The main victim of the terror incident is the peace process. Though interaction between India and Pakistan, especially trade and travel, has not been broken off, it has slowed down because of unannounced bureaucratic hold-ups. If the present trends continue, these relations may not be sustainable.

This complex and difficult Indo-Pakistan situation led two societal groups, i.e. South Asians for Human Rights (SAHR) and the South Asia Free Media Association (SAFMA), to put together a non-official delegation comprising people belonging to civil society groups, political parties and the media that visited New Delhi recently to talk on these issues with their counterparts there.

The visit provided a useful opportunity to civil society groups from both countries to exchange views on terrorism and India-Pakistan relations unhindered by official sensitivities. The people in India expressed strong anger against Pakistan and outlined what could happen if a Pakistan-based terrorist group launched another attack. Such an attack would completely marginalise those who advocate diplomacy and direct interaction for resolution of all problems, including terror related issues.
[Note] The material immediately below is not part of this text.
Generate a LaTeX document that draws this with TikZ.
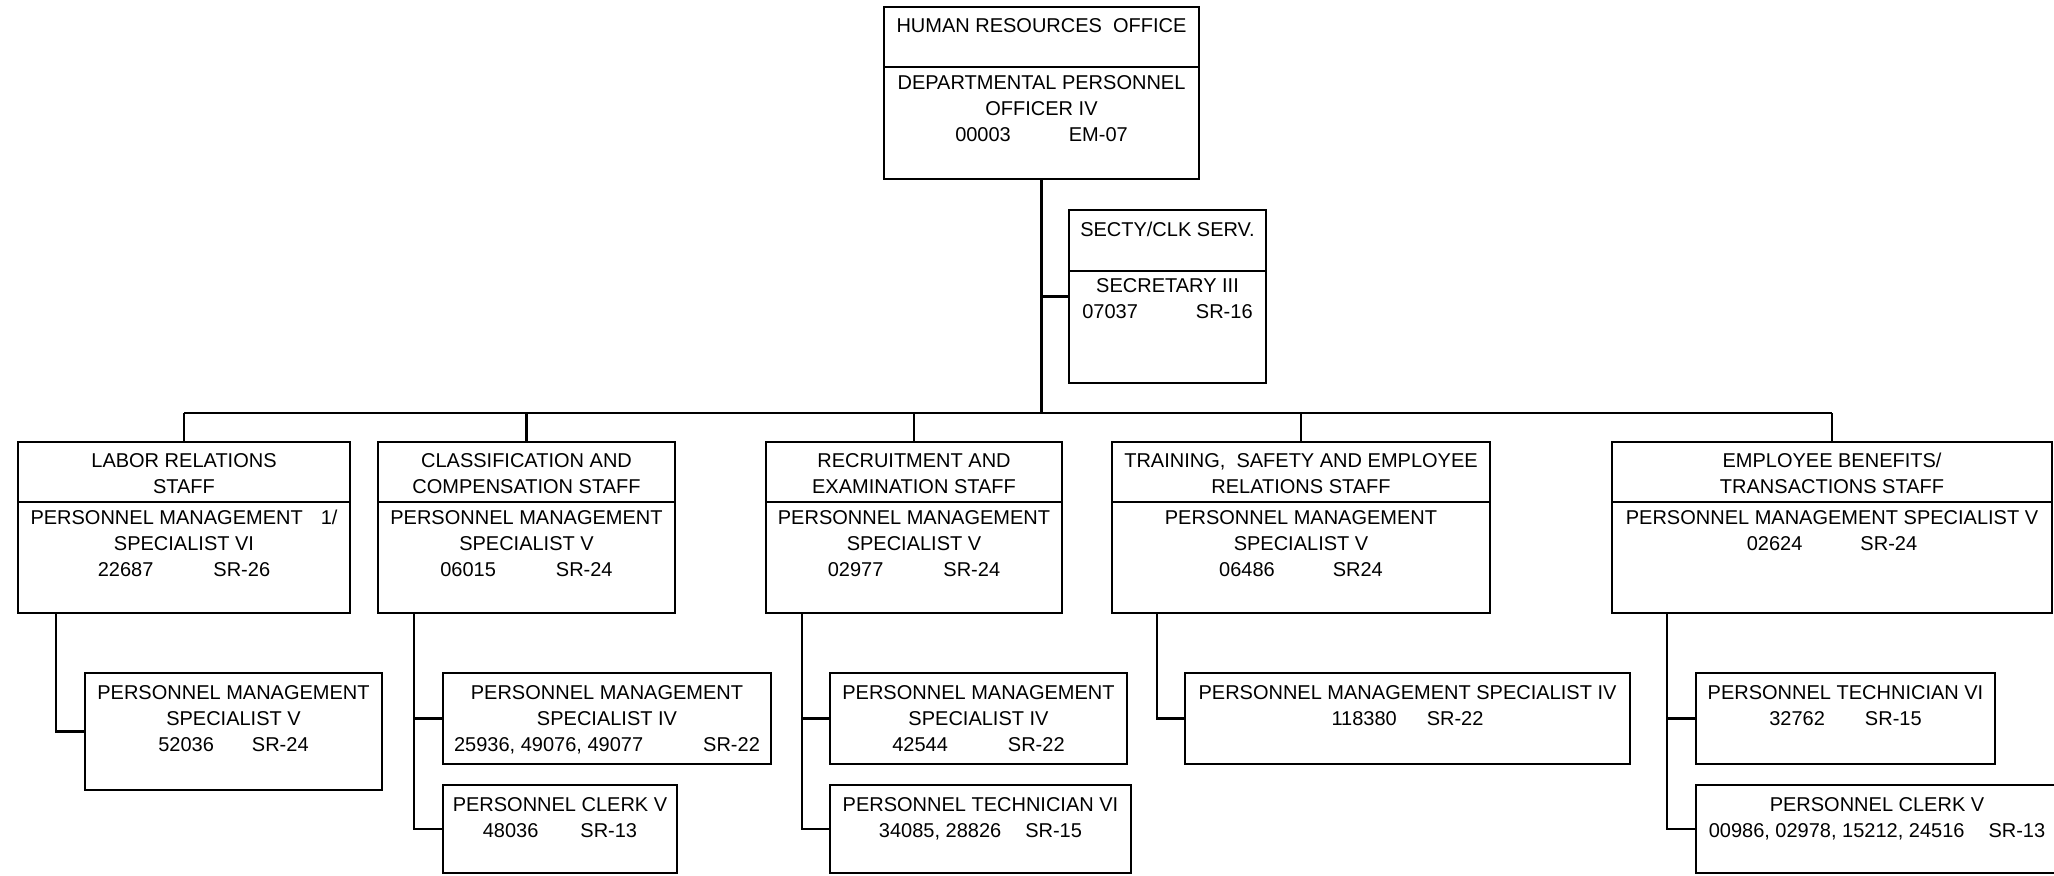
\documentclass[tikz,border=0pt]{standalone}
\usepackage{fontspec}
\setmainfont{Liberation Sans}
\usetikzlibrary{fit}
\tikzset{
  frame/.style={draw, line width=1.4pt, inner sep=0pt, rectangle},
  divider/.style={line width=1pt},
  wire/.style={line width=1.4pt},
  lbl/.style={inner sep=0pt, align=center, anchor=north, font=\fontsize{10}{13}\selectfont},
}
\begin{document}
\begin{tikzpicture}[x=0.5pt, y=-0.5pt]
\path[fill=white, use as bounding box] (0,0) rectangle (2054,875);

% ---- head office ----
\node[frame, fit={(884,7)(1199,179)}] (hro) {};
\draw[divider] (884,67) -- (1199,67);
\node[lbl] (hro-head) at (1041.5,18) {HUMAN RESOURCES\ \ OFFICE};
\node[lbl] (hro-body) at (1041.5,75) {DEPARTMENTAL PERSONNEL\\OFFICER IV\\00003\hspace{29pt}EM-07};

% ---- secretarial / clerical service ----
\node[frame, fit={(1069,210)(1266,383)}] (sec) {};
\draw[divider] (1069,271) -- (1266,271);
\node[lbl] (sec-head) at (1167.5,222) {SECTY/CLK SERV.};
\node[lbl] (sec-body) at (1167.5,278) {SECRETARY III\\07037\hspace{29pt}SR-16};

% ---- staff units ----
\node[frame, fit={(18,442)(350,613)}] (lab) {};
\draw[divider] (18,502) -- (350,502);
\node[lbl] (lab-head) at (184,453) {LABOR RELATIONS\\STAFF};
\node[lbl] (lab-body) at (184,510) {PERSONNEL MANAGEMENT\hspace{9pt}1/\\SPECIALIST VI\\22687\hspace{30pt}SR-26};

\node[frame, fit={(378,442)(675,613)}] (cls) {};
\draw[divider] (378,502) -- (675,502);
\node[lbl] (cls-head) at (526.5,453) {CLASSIFICATION AND\\COMPENSATION STAFF};
\node[lbl] (cls-body) at (526.5,510) {PERSONNEL MANAGEMENT\\SPECIALIST V\\06015\hspace{30pt}SR-24};

\node[frame, fit={(766,442)(1062,613)}] (rec) {};
\draw[divider] (766,502) -- (1062,502);
\node[lbl] (rec-head) at (914,453) {RECRUITMENT AND\\EXAMINATION STAFF};
\node[lbl] (rec-body) at (914,510) {PERSONNEL MANAGEMENT\\SPECIALIST V\\02977\hspace{30pt}SR-24};

\node[frame, fit={(1112,442)(1490,613)}] (trn) {};
\draw[divider] (1112,502) -- (1490,502);
\node[lbl] (trn-head) at (1301,453) {TRAINING,\ \ SAFETY AND EMPLOYEE\\RELATIONS STAFF};
\node[lbl] (trn-body) at (1301,510) {PERSONNEL MANAGEMENT\\SPECIALIST V\\06486\hspace{29pt}SR24};

\node[frame, fit={(1612,442)(2052,613)}] (ebt) {};
\draw[divider] (1612,502) -- (2052,502);
\node[lbl] (ebt-head) at (1832,453) {EMPLOYEE BENEFITS/\\TRANSACTIONS STAFF};
\node[lbl] (ebt-body) at (1832,510) {PERSONNEL MANAGEMENT SPECIALIST V\\02624\hspace{29pt}SR-24};

% ---- positions under each unit ----
\node[frame, fit={(85,673)(382,790)}] (lab1) {};
\node[lbl] (lab1-t) at (233.5,685) {PERSONNEL MANAGEMENT\\SPECIALIST V\\52036\hspace{19pt}SR-24};

\node[frame, fit={(443,673)(771,764)}] (cls1) {};
\node[lbl] (cls1-t) at (607,685) {PERSONNEL MANAGEMENT\\SPECIALIST IV\\25936, 49076, 49077\hspace{30pt}SR-22};
\node[frame, fit={(443,785)(677,873)}] (cls2) {};
\node[lbl] (cls2-t) at (560,797) {PERSONNEL CLERK V\\48036\hspace{21pt}SR-13};

\node[frame, fit={(830,673)(1127,764)}] (rec1) {};
\node[lbl] (rec1-t) at (978.5,685) {PERSONNEL MANAGEMENT\\SPECIALIST IV\\42544\hspace{30pt}SR-22};
\node[frame, fit={(830,785)(1131,873)}] (rec2) {};
\node[lbl] (rec2-t) at (980.5,797) {PERSONNEL TECHNICIAN VI\\34085, 28826\hspace{12pt}SR-15};

\node[frame, fit={(1185,673)(1630,764)}] (trn1) {};
\node[lbl] (trn1-t) at (1407.5,685) {PERSONNEL MANAGEMENT SPECIALIST IV\\118380\hspace{15pt}SR-22};

\node[frame, fit={(1696,673)(1995,764)}] (ebt1) {};
\node[lbl] (ebt1-t) at (1845.5,685) {PERSONNEL TECHNICIAN VI\\32762\hspace{20pt}SR-15};
\node[frame, fit={(1696,785)(2058,873)}] (ebt2) {};
\node[lbl] (ebt2-t) at (1877,797) {PERSONNEL CLERK V\\00986, 02978, 15212, 24516\hspace{12pt}SR-13};

% ---- connectors ----
\coordinate (bus) at (1041.5,413);
\draw[wire] (hro.south) -- (bus);
\draw[wire] (sec.west) -- (sec.west -| hro.south);
\draw[wire] (lab.north |- bus) -- (ebt.north |- bus);
\foreach \u in {lab,cls,rec,trn,ebt}
  \draw[wire] (\u.north) -- (\u.north |- bus);

\coordinate (lab-drop) at (56,613);
\coordinate (cls-drop) at (414,613);
\coordinate (rec-drop) at (802,613);
\coordinate (trn-drop) at (1157,613);
\coordinate (ebt-drop) at (1667,613);

\draw[wire] (lab-drop) |- (lab1.west);
\draw[wire] (cls-drop) |- (cls2.west);
\draw[wire] (cls1.west) -- (cls1.west -| cls-drop);
\draw[wire] (rec-drop) |- (rec2.west);
\draw[wire] (rec1.west) -- (rec1.west -| rec-drop);
\draw[wire] (trn-drop) |- (trn1.west);
\draw[wire] (ebt-drop) |- (ebt2.west);
\draw[wire] (ebt1.west) -- (ebt1.west -| ebt-drop);
\end{tikzpicture}
\end{document}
The Indian response is not monolithic. The opinions expressed included a hard line towards Pakistan; anger, anxiety and concern about terrorism; the desire to work through diplomatic channels; support for Pakistan’s current democratic dispensation; and the need to revive normal interaction.

However, there was near unanimity on the view that Pakistan must provide a credible response to the Indian dossier, showing seriousness in dealing with terrorist groups.

Despite the tough political statements by Indian government officials and aggressive comments by hard line Hindu groups, the prospects of revival of normal interaction between India and Pakistan are discernable in New Delhi. Much depends on how Pakistan deals with the Indian dossier, in terms of credibility of response and the kind of administrative and legal action that will be taken to neutralise terrorist groups. However, there is a lack of understanding in India of how terrorism has become a threat to Pakistan’s internal stability; they are more focused on their own problems.

Terrorism is a common enemy of Pakistan and India and this challenge cannot be addressed adequately if these countries do not abandon the current negativity in their interaction. There is a need to return to positive diplomacy and cooperation to combat terrorism.